On This Day: Jewish journalist Daniel Pearl beheaded 20 years ago

A video of the execution was released later that same month, under the title of The Slaughter of the Spy-Journalist, the Jew Daniel Pearl.

 A portrait of Wall Street Journal reporter Daniel Pearl stands with a candle at the altar of St. Brides Church on Fleet Street in London (photo credit: Ian Waldie/Reuters)
A portrait of Wall Street Journal reporter Daniel Pearl stands with a candle at the altar of St. Brides Church on Fleet Street in London
(photo credit: Ian Waldie/Reuters)

February 1, 2022 marks 20 years since Jewish-American journalist Daniel Pearl was beheaded by terrorists in Pakistan who had kidnapped him days earlier.

Pearl, 38 at the time of his death, was a Jew from New Jersey who was based in Mumbai, India while working as the South Asia bureau chief of The Wall Street Journal. After the 9/11 terrorist attacks by al-Qaeda, Pearl moved to Karachi to investigate terrorism.

On January 23, 2002, Pearl was abducted by Islamist terrorists at a hotel in Karachi. His abductors, who called themselves the National Movement for the Restoration of Pakistani Sovereignty, accused him of being a spy and sent the US a list of demands if they wanted Pearl freed.

These demands were not met, and despite the efforts of many who pled with the kidnappers to free him and US intelligence efforts to find him, Pearl was ultimately executed by beheading.

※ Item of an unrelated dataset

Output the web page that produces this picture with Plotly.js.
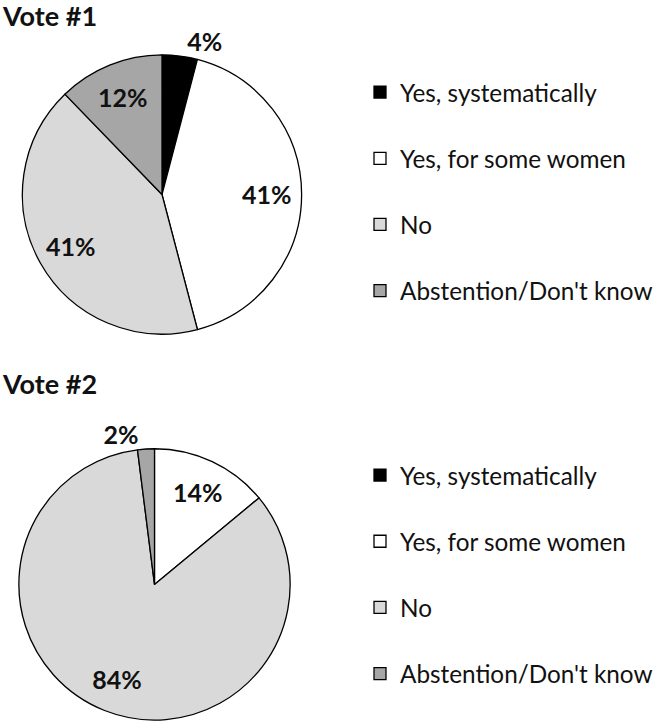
<!DOCTYPE html>
<html>
<head>
<meta charset="utf-8">
<script src="https://cdn.plot.ly/plotly-3.0.1.min.js"></script>
<style>html,body{margin:0;padding:0;background:#fff;}#chart{width:659px;height:728px;}</style>
</head>
<body>
<div id="chart"></div>
<script>
const categories = ["Yes, systematically", "Yes, for some women", "No", "Abstention/Don't know"];
const vote1Values = [4, 41, 41, 12];
const vote2Values = [0, 14, 84, 2];
const chartTitles = ["Vote #1", "Vote #2"];
const sliceColors = ["#000000", "#ffffff", "#d9d9d9", "#a6a6a6"];

const legendLabels = categories.map(c => c + "<br> ");
const labelFont = {family: "Lato, 'Open Sans', sans-serif", size: 25, color: "#111", weight: "bold"};

function pieSlices(values, domain, legendId, group) {
  return {
    type: "pie",
    labels: legendLabels,
    values: values,
    sort: false,
    direction: "clockwise",
    rotation: 0,
    marker: {colors: sliceColors, line: {color: "#000", width: 1.3}},
    textinfo: "none",
    hoverinfo: "skip",
    domain: domain,
    legend: legendId,
    legendgroup: group,
    showlegend: true
  };
}

function pieLabels(values, domain, positions) {
  return {
    type: "pie",
    labels: categories,
    values: values,
    sort: false,
    direction: "clockwise",
    rotation: 0,
    hole: 0.5,
    marker: {colors: categories.map(() => "rgba(0,0,0,0)"), line: {width: 0}},
    textposition: positions,
    texttemplate: values.map(v => v > 0 ? v + "%" : ""),
    insidetextorientation: "horizontal",
    textfont: labelFont,
    insidetextfont: labelFont,
    outsidetextfont: labelFont,
    hoverinfo: "skip",
    domain: domain,
    showlegend: false
  };
}

const dom1 = {x: [22/659, 302/659], y: [1 - 335/728, 1 - 55/728]};
const dom2 = {x: [18.5/659, 290.5/659], y: [1 - 722/728, 1 - 450/728]};

const data = [
  pieSlices(vote1Values, dom1, "legend", "vote1"),
  pieSlices(vote2Values, dom2, "legend2", "vote2"),
  pieLabels(vote1Values, dom1, ["outside", "inside", "inside", "inside"]),
  pieLabels(vote2Values, dom2, ["none", "inside", "inside", "outside"])
];

const legendCommon = {
  font: {family: "Lato, 'Open Sans', sans-serif", size: 24.3, color: "#111"},
  valign: "top",
  xanchor: "left",
  yanchor: "top",
  bgcolor: "rgba(0,0,0,0)",
  traceorder: "normal"
};

const titleFont = {family: "Lato, 'Open Sans', sans-serif", size: 27, color: "#111", weight: "bold"};

const layout = {
  width: 659,
  height: 728,
  margin: {l: 0, r: 0, t: 0, b: 0},
  paper_bgcolor: "#fff",
  showlegend: true,
  legend: Object.assign({}, legendCommon, {x: 360/659, y: 1 - 70/728}),
  legend2: Object.assign({}, legendCommon, {x: 360/659, y: 1 - 454/728}),
  annotations: [
    {text: chartTitles[0], xref: "paper", yref: "paper", x: 0, y: 1 - 16/728, xanchor: "left", yanchor: "middle", showarrow: false, font: titleFont},
    {text: chartTitles[1], xref: "paper", yref: "paper", x: 0, y: 1 - 385/728, xanchor: "left", yanchor: "middle", showarrow: false, font: titleFont}
  ]
};

Plotly.newPlot("chart", data, layout, {displayModeBar: false, staticPlot: true});
</script>
</body>
</html>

A video of the execution was released later that same month, under the title of The Slaughter of the Spy-Journalist, the Jew Daniel Pearl.

British-born Islamic militant Ahmed Omar Saeed Sheikh is surrounded by armed police as he leaves court in Karachi on March 29, 2002 (credit: REUTERS/ ZAHID HUSSEIN ZH/RCS)British-born Islamic militant Ahmed Omar Saeed Sheikh is surrounded by armed police as he leaves court in Karachi on March 29, 2002 (credit: REUTERS/ ZAHID HUSSEIN ZH/RCS)

In the video, Pearl identified himself as a Jewish American.

"My father's Jewish, my mother's Jewish, I'm Jewish. My family follows Judaism," he said.

They would be some of his last words.

Pearl's killers were arrested that same month after the IP address of the ransom email was tracked. This included Ahmed Omar Saeed Sheikh, a British-born terrorist with ties to al-Qaeda and who formerly served in Pakistan's intelligence agency Inter-Services Intelligence (ISI). 

Sheikh was sentenced to death for his crime. However, Pakistan's court later acquitted Sheikh and three others for the murder and even ordered them to be released from prison.

This was later upheld by the Pakistani Supreme Court, despite objections by the Pakistani government and the US. Sheikh was moved to a jail in Lahore where he will stay for the remainder of the appeal process. 

Pearl was remembered for his tragic death and for his career as a journalist, honored by his family, friends and colleagues alike. 

"Feb. 1 marks 20 years since our son, Danny, was murdered in Karachi, Pakistan. We will be lighting the traditional "soul candle" and say Kaddish in his memory," Daniel's father Judea wrote on Twitter.

He also shared a poem he wrote, called "The Lion's Den," in which he likens his son's death to the biblical Daniel who was thrown into a lion's den but saved by God.

Books and documentaries were made about him, including a collection of responses published by his parents titled  I Am Jewish: Personal Reflections Inspired by the Last Words of Daniel Pearl.

His parents also launched the Daniel Pearl Foundation, which brings journalists from Muslim majority countries to the United States to work at news outlets and sponsors concerts. 

The Pearl Project at Georgetown University advances investigative journalism; its first investigation was into Daniel Pearl’s murder. Its conclusion: Khalid Sheikh Mohammed, the mastermind of the 9/11 attacks who remains captive in the US jail at Guantanamo Bay, carried out the killing.